The invention relates generally to mitigating stress corrosion cracking of components exposed to high temperature water in a high temperature water system. More particularly, certain embodiments of the invention utilize the synergetic benefit of zinc and low corrosion potential in mitigating stress corrosion cracking in high temperature water systems.
In many applications, such as nuclear reactors, steam driven turbines, or water deaerators, high temperature waters adversely affect the structures by causing stress corrosion cracks, corrosion, erosion, and so forth. For example, high temperature waters may cause stress corrosion cracking (SCC) in materials, such as carbon steel, alloy steel, stainless steel, nickel-based alloys, cobalt-based alloys, and zirconium-based alloys. Stress corrosion cracking includes cracks propagated by static or dynamic tensile stresses acting in combination with corrosion at a crack tip. These stresses can result or originate from differences in thermal expansion or contraction between components, relatively high or varying operating pressures, or various processes performed during the manufacture or assembly of the components or system.
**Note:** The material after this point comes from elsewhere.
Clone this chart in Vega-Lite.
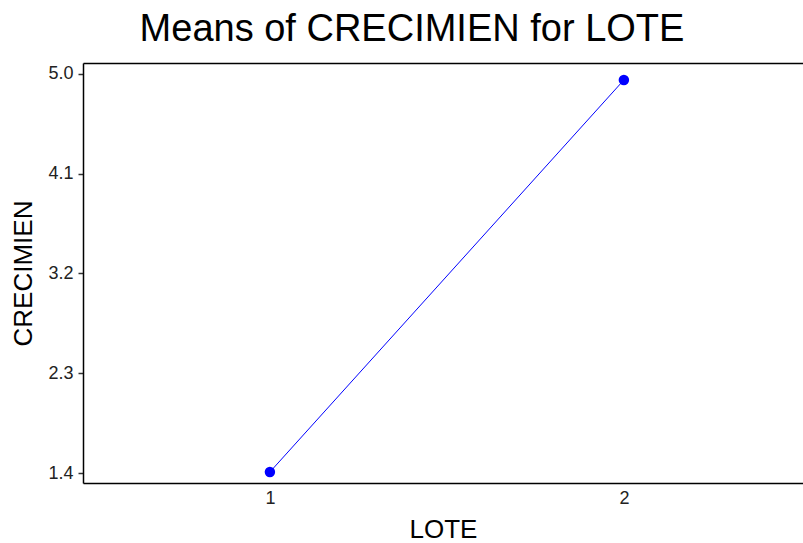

For example, residual stresses often result from welding, cold working, and other thermomechanical metal treatments. Water chemistry, welding, heat treatment, and radiation may also increase the susceptibility of a metal or alloy component to stress corrosion cracking.
Stress corrosion cracking occurs at greater rates under various conditions, such as the presence of oxygen, high radiation flux, and so forth. In nuclear reactors like pressurized water reactor (PWR) and boiling water reactor (BWR), a high radiation flux causes radiolytic decomposition of the reactor water, this decomposition produces oxygen, hydrogen peroxide, short-lived radicals, and various oxidizing species. These products of radiolytic decomposition promote stress corrosion cracking in the various system components, such as pipes, pumps, valves, turbines, and so forth. Operating temperatures and pressure for a boiling water reactor are typically about 288° C. and about 7 MPa; and those for a pressurized water reactor (“PWR”) are about 320° C. and about 15 MPa. Thus, the chance for stress corrosion cracking in reactor components is heightened.
One method of mitigating stress corrosion cracking of susceptible material in boiling water reactor is through the application of hydrogen water chemistry (HWC), which involves the addition hydrogen gas to the reactor feedwater. Addition of hydrogen reduces the level of oxidizing species, such as dissolved oxygen and hydrogen peroxide, thereby reducing the stress corrosion cracking susceptibility. Unfortunately, the hydrogen water chemistry technique often demands large quantities of hydrogen, to effectively reduce the stress corrosion cracking susceptibility to acceptable levels in the various components. Hydrogen demand can be reduced by coating or alloying the components with a noble metal catalyst. Despite the reduced hydrogen demands, there exists more efficient means of reducing stress corrosion cracking in certain high strength materials, such as cold worked, precipitation hardened, or irradiated materials.
Therefore, there exists a need for new approaches to mitigate stress corrosion cracking and to reduce the operating dose rate in nuclear reactors.